[Raw data start]

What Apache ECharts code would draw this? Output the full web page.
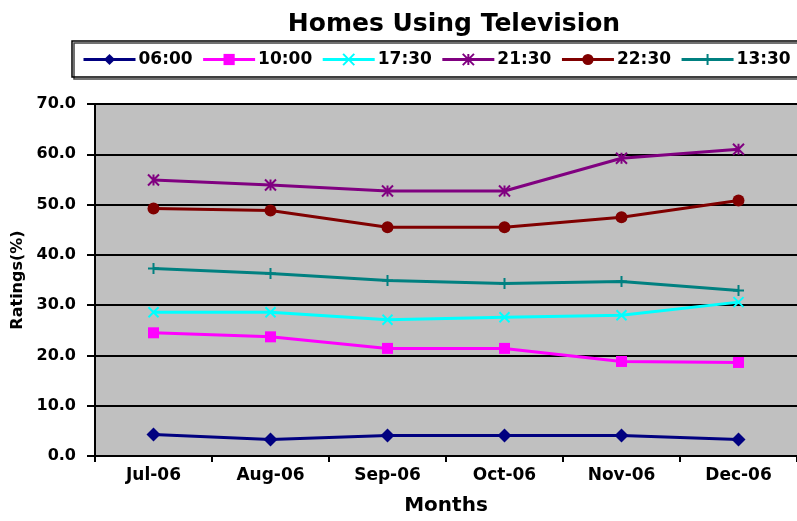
<!DOCTYPE html>
<html>
<head>
<meta charset="utf-8">
<script src="https://cdn.jsdelivr.net/npm/echarts@6/dist/echarts.min.js"></script>
<style>
  html, body { margin: 0; padding: 0; background: #fff; }
  #chart { width: 797px; height: 521px; }
</style>
</head>
<body>
<div id="chart"></div>
<script>
// data
const months = ['Jul-06', 'Aug-06', 'Sep-06', 'Oct-06', 'Nov-06', 'Dec-06'];
const s0600 = [4.3, 3.3, 4.1, 4.1, 4.1, 3.3];
const s1000 = [24.5, 23.7, 21.4, 21.4, 18.8, 18.6];
const s1730 = [28.6, 28.6, 27.1, 27.6, 28.0, 30.6];
const s2130 = [54.9, 53.9, 52.7, 52.7, 59.2, 61.0];
const s2230 = [49.2, 48.8, 45.5, 45.5, 47.5, 50.8];
const s1330 = [37.3, 36.3, 34.9, 34.3, 34.7, 32.9];

const font = 'DejaVu Sans';

// one line series
function line(name, data, color, symbol, size, strokeOnly) {
    return {
        name: name,
        type: 'line',
        data: data,
        symbol: symbol,
        symbolSize: size,
        showAllSymbol: true,
        lineStyle: { color: color, width: 3 },
        itemStyle: strokeOnly
            ? { color: color, borderColor: color, borderWidth: 2 }
            : { color: color },
        emphasis: { disabled: true },
        animation: false
    };
}

const chart = echarts.init(document.getElementById('chart'));

const option = {
    backgroundColor: '#ffffff',
    title: {
        text: 'Homes Using Television',
        left: 449,
        textAlign: 'center',
        top: 7,
        textStyle: { fontFamily: font, fontSize: 25, fontWeight: 'bold', color: '#000' }
    },
    legend: {
        left: 72,
        top: 41,
        width: 760,
        padding: [10, 12, 9, 10],
        itemGap: 9,
        itemWidth: 52,
        itemHeight: 14,
        borderColor: '#000',
        borderWidth: 1.5,
        shadowColor: '#444',
        shadowOffsetX: 2,
        shadowOffsetY: 2,
        lineStyle: { width: 3 },
        textStyle: { fontFamily: font, fontSize: 17, fontWeight: 'bold', color: '#000', padding: [0, 0, 0, -2] }
    },
    grid: {
        show: true,
        left: 95,
        top: 104,
        width: 709,
        height: 357,
        backgroundColor: '#c0c0c0',
        borderWidth: 0
    },
    xAxis: {
        type: 'category',
        data: months,
        boundaryGap: true,
        name: 'Months',
        nameLocation: 'middle',
        nameGap: 40,
        nameTextStyle: { fontFamily: font, fontSize: 20, fontWeight: 'bold', color: '#000' },
        axisLine: { lineStyle: { color: '#000', width: 2 } },
        axisTick: { show: true, length: 6, lineStyle: { color: '#000', width: 2 } },
        axisLabel: { fontFamily: font, fontSize: 17, fontWeight: 'bold', color: '#000', margin: 11 },
        splitLine: { show: false }
    },
    yAxis: {
        type: 'value',
        min: 0,
        max: 70,
        interval: 10,
        name: 'Ratings(%)',
        nameLocation: 'middle',
        nameGap: 65,
        nameTextStyle: { fontFamily: font, fontSize: 16, fontWeight: 'bold', color: '#000' },
        axisLine: { show: true, lineStyle: { color: '#000', width: 2 } },
        axisTick: { show: true, length: 8, lineStyle: { color: '#000', width: 2 } },
        axisLabel: {
            fontFamily: font, fontSize: 16, fontWeight: 'bold', color: '#000', margin: 19,
            formatter: function (v) { return v.toFixed(1); }
        },
        splitLine: { show: true, lineStyle: { color: '#000', width: 2 } }
    },
    series: [
        line('06:00', s0600, '#000080', 'diamond', 14, false),
        line('10:00', s1000, '#ff00ff', 'rect', 11, false),
        line('17:30', s1730, '#00ffff', 'path://M0,0L10,10M10,0L0,10', 10, true),
        line('21:30', s2130, '#800080', 'path://M0,0L10,10M10,0L0,10M5,0L5,10', 11, true),
        line('22:30', s2230, '#800000', 'circle', 12, false),
        line('13:30', s1330, '#008080', 'path://M5,0L5,10M0,5L10,5', 11, true)
    ]
};

chart.setOption(option);
</script>
</body>
</html>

[Raw data end]

• [What is required] In your copy of the listing above, reproduce each line exactly and omit all pictures.

• [Expected answer]
What Apache ECharts code would draw this? Output the full web page.
<!DOCTYPE html>
<html>
<head>
<meta charset="utf-8">
<script src="https://cdn.jsdelivr.net/npm/echarts@6/dist/echarts.min.js"></script>
<style>
  html, body { margin: 0; padding: 0; background: #fff; }
  #chart { width: 797px; height: 521px; }
</style>
</head>
<body>
<div id="chart"></div>
<script>
// data
const months = ['Jul-06', 'Aug-06', 'Sep-06', 'Oct-06', 'Nov-06', 'Dec-06'];
const s0600 = [4.3, 3.3, 4.1, 4.1, 4.1, 3.3];
const s1000 = [24.5, 23.7, 21.4, 21.4, 18.8, 18.6];
const s1730 = [28.6, 28.6, 27.1, 27.6, 28.0, 30.6];
const s2130 = [54.9, 53.9, 52.7, 52.7, 59.2, 61.0];
const s2230 = [49.2, 48.8, 45.5, 45.5, 47.5, 50.8];
const s1330 = [37.3, 36.3, 34.9, 34.3, 34.7, 32.9];

const font = 'DejaVu Sans';

// one line series
function line(name, data, color, symbol, size, strokeOnly) {
    return {
        name: name,
        type: 'line',
        data: data,
        symbol: symbol,
        symbolSize: size,
        showAllSymbol: true,
        lineStyle: { color: color, width: 3 },
        itemStyle: strokeOnly
            ? { color: color, borderColor: color, borderWidth: 2 }
            : { color: color },
        emphasis: { disabled: true },
        animation: false
    };
}

const chart = echarts.init(document.getElementById('chart'));

const option = {
    backgroundColor: '#ffffff',
    title: {
        text: 'Homes Using Television',
        left: 449,
        textAlign: 'center',
        top: 7,
        textStyle: { fontFamily: font, fontSize: 25, fontWeight: 'bold', color: '#000' }
    },
    legend: {
        left: 72,
        top: 41,
        width: 760,
        padding: [10, 12, 9, 10],
        itemGap: 9,
        itemWidth: 52,
        itemHeight: 14,
        borderColor: '#000',
        borderWidth: 1.5,
        shadowColor: '#444',
        shadowOffsetX: 2,
        shadowOffsetY: 2,
        lineStyle: { width: 3 },
        textStyle: { fontFamily: font, fontSize: 17, fontWeight: 'bold', color: '#000', padding: [0, 0, 0, -2] }
    },
    grid: {
        show: true,
        left: 95,
        top: 104,
        width: 709,
        height: 357,
        backgroundColor: '#c0c0c0',
        borderWidth: 0
    },
    xAxis: {
        type: 'category',
        data: months,
        boundaryGap: true,
        name: 'Months',
        nameLocation: 'middle',
        nameGap: 40,
        nameTextStyle: { fontFamily: font, fontSize: 20, fontWeight: 'bold', color: '#000' },
        axisLine: { lineStyle: { color: '#000', width: 2 } },
        axisTick: { show: true, length: 6, lineStyle: { color: '#000', width: 2 } },
        axisLabel: { fontFamily: font, fontSize: 17, fontWeight: 'bold', color: '#000', margin: 11 },
        splitLine: { show: false }
    },
    yAxis: {
        type: 'value',
        min: 0,
        max: 70,
        interval: 10,
        name: 'Ratings(%)',
        nameLocation: 'middle',
        nameGap: 65,
        nameTextStyle: { fontFamily: font, fontSize: 16, fontWeight: 'bold', color: '#000' },
        axisLine: { show: true, lineStyle: { color: '#000', width: 2 } },
        axisTick: { show: true, length: 8, lineStyle: { color: '#000', width: 2 } },
        axisLabel: {
            fontFamily: font, fontSize: 16, fontWeight: 'bold', color: '#000', margin: 19,
            formatter: function (v) { return v.toFixed(1); }
        },
        splitLine: { show: true, lineStyle: { color: '#000', width: 2 } }
    },
    series: [
        line('06:00', s0600, '#000080', 'diamond', 14, false),
        line('10:00', s1000, '#ff00ff', 'rect', 11, false),
        line('17:30', s1730, '#00ffff', 'path://M0,0L10,10M10,0L0,10', 10, true),
        line('21:30', s2130, '#800080', 'path://M0,0L10,10M10,0L0,10M5,0L5,10', 11, true),
        line('22:30', s2230, '#800000', 'circle', 12, false),
        line('13:30', s1330, '#008080', 'path://M5,0L5,10M0,5L10,5', 11, true)
    ]
};

chart.setOption(option);
</script>
</body>
</html>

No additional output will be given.